TV – « Les Œuvres vives » : des vies à contre-courant
TV - « Les Œuvres vives » : des vies à contre-courant
Par Camille Langlade
Notre choix du soir. Au bord de l’eau et d’un monde avec lequel ils ont rompu, Bertrand Latouche filme une petite communauté de navigateurs nomades, en forme d’ode à la liberté (sur France 3 à 23 h 40).
Extrait documentaire LES OEUVRES VIVES - France 3 Pays de la Loire
Durée : 01:07
A 50 ans, Bertrand Latouche fait le point sur sa vie, ce « beau bordel ». Le réalisateur raconte ses peurs, ses espoirs et ce qu’il aimerait transmettre à sa fille de 16 ans, qu’il voit une semaine sur deux. Un bordel fait d’« œuvres vives », de ces « 4 millimètres d’acier qui [le] séparent de l’eau », autrement dit la partie immergée de la coque. Car Bertrand habite sur un bateau. Et celui-ci a pris l’eau il y a trois ans. Il s’est alors rendu dans un chantier naval, où il revient pour réparer le gouvernail et poser sa caméra.
Au bord de l’eau, on découvre une petite communauté de navigateurs nomades, installés là en attendant la réparation de leurs bateaux. Jean-Luc, Claudine, Jean-Yves et Christian ont décidé, un jour, de rompre avec leur vie de terrien sédentaire pour se réfugier dans une certaine marginalité. Un quotidien à contre-courant qu’ils ne regrettent pour rien au monde.
Dans ce beau documentaire aux notes de western, ces baroudeurs des mers, aux visages marqués par le soleil, reviennent sur le moment charnière où ils ont décidé de larguer les amarres. Des témoignages forts, recueillis en plans fixes, sous l’œil bienveillant de Bertrand Latouche. Rester au-dessus de la ligne de flottaison : voilà ce qui les anime aujourd’hui.
Ces Œuvres vives brillent par leur mise en scène épurée, à l’image de la vie que mènent ces habitants du chantier, sans s’encombrer d’un confort matériel superflu. La caméra montre une forme d’otium : une existence hors du temps faite de repos, de lecture et de moments de partage.
Soleil, gazole et solidarité
Bertrand Latouche dresse un tableau à la fois réaliste et impressionniste de cette vie à la marge, emplie de soleil, de gazole et de solidarité. Son journal intime entremêle les tranches de vie de ses personnages et les bateaux, partie intégrante de la peinture, avec leurs coques abîmées, embellies par les voyages.

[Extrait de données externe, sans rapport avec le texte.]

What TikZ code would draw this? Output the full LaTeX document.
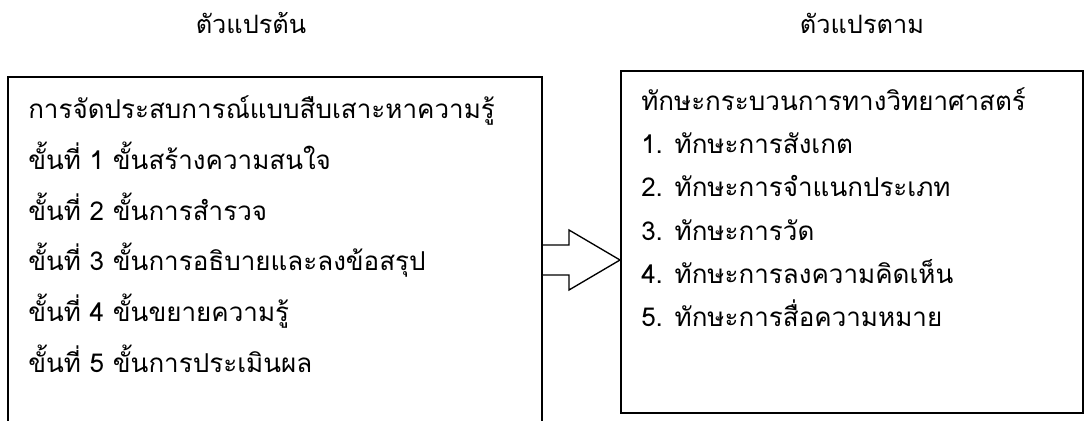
\documentclass[tikz,border=0pt]{standalone}
\usepackage{fontspec}
\newfontfamily\thaifont[Script=Thai]{Loma}
\begin{document}
\begin{tikzpicture}[x=0.75pt,y=-0.75pt,
  txt/.style={font=\thaifont\fontsize{19.5}{24}\selectfont, inner sep=0pt, anchor=base west},
  head/.style={font=\thaifont\fontsize{19}{24}\selectfont, inner sep=0pt, anchor=base},
  boxline/.style={line width=1.5pt, draw=black},
  blockarrow/.style={line width=1pt, draw=black, fill=white, line join=miter}]
\useasboundingbox (0,0) rectangle (1085,421);
\clip (0,0) rectangle (1085,421);
% headings
\node[head] (h1) at (251,33) {ตัวแปรต้น};
\node[head] (h2) at (862,33) {ตัวแปรตาม};
% left box (open at bottom)
\coordinate (lbl) at (8,430);
\coordinate (ltl) at (8,77);
\coordinate (ltr) at (542,77);
\coordinate (lbr) at (542,430);
\draw[boxline] (lbl) -- (ltl) -- (ltr) -- (lbr);
% right box
\node[draw=black, line width=1.4pt, minimum width=462*0.75pt, minimum height=342*0.75pt, inner sep=0pt, anchor=north west] (rbox) at (620,70) {};
% left text
\node[txt] (l0) at (28,118) {การจัดประสบการณ์แบบสืบเสาะหาความรู้};
\node[txt] (l1) at (28,169) {ขั้นที่ 1 ขั้นสร้างความสนใจ};
\node[txt] (l2) at (28,220) {ขั้นที่ 2 ขั้นการสำรวจ};
\node[txt] (l3) at (28,270) {ขั้นที่ 3 ขั้นการอธิบายและลงข้อสรุป};
\node[txt] (l4) at (28,321) {ขั้นที่ 4 ขั้นขยายความรู้};
\node[txt] (l5) at (28,372) {ขั้นที่ 5 ขั้นการประเมินผล};
% right text
\node[txt] (r0) at (641,110) {ทักษะกระบวนการทางวิทยาศาสตร์};
\node[txt] (r1) at (641,153) {1. ทักษะการสังเกต};
\node[txt] (r2) at (641,196) {2. ทักษะการจำแนกประเภท};
\node[txt] (r3) at (641,240) {3. ทักษะการวัด};
\node[txt] (r4) at (641,283) {4. ทักษะการลงความคิดเห็น};
\node[txt] (r5) at (641,326) {5. ทักษะการสื่อความหมาย};
% block arrow from left box to right box
\coordinate (st) at (542,245);
\coordinate (sb) at (542,275);
\coordinate (tip) at (620,260);
\draw[blockarrow] (st) -- ++(27,0) -- ++(0,-15) -- (tip) -- ++(-51,30) -- ++(0,-15) -- (sb) -- cycle;
\draw[line width=2pt] (st) -- (sb);
\end{tikzpicture}
\end{document}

A la lumière de ces personnages aux trajectoires atypiques, à rebours des schémas pré-tracés qui inondent la société, le réalisateur signe une magnifique excursion poétique dans un endroit qui paraît parfois hors du monde. Une ode à la liberté qui offre aussi une réflexion sur la notion de rupture, professionnelle ou amoureuse, parfois nécessaire pour pouvoir se reconstruire, changer de cap.
Les Œuvres vives, de Bertrand Latouche (Fr., 2017, 50 min).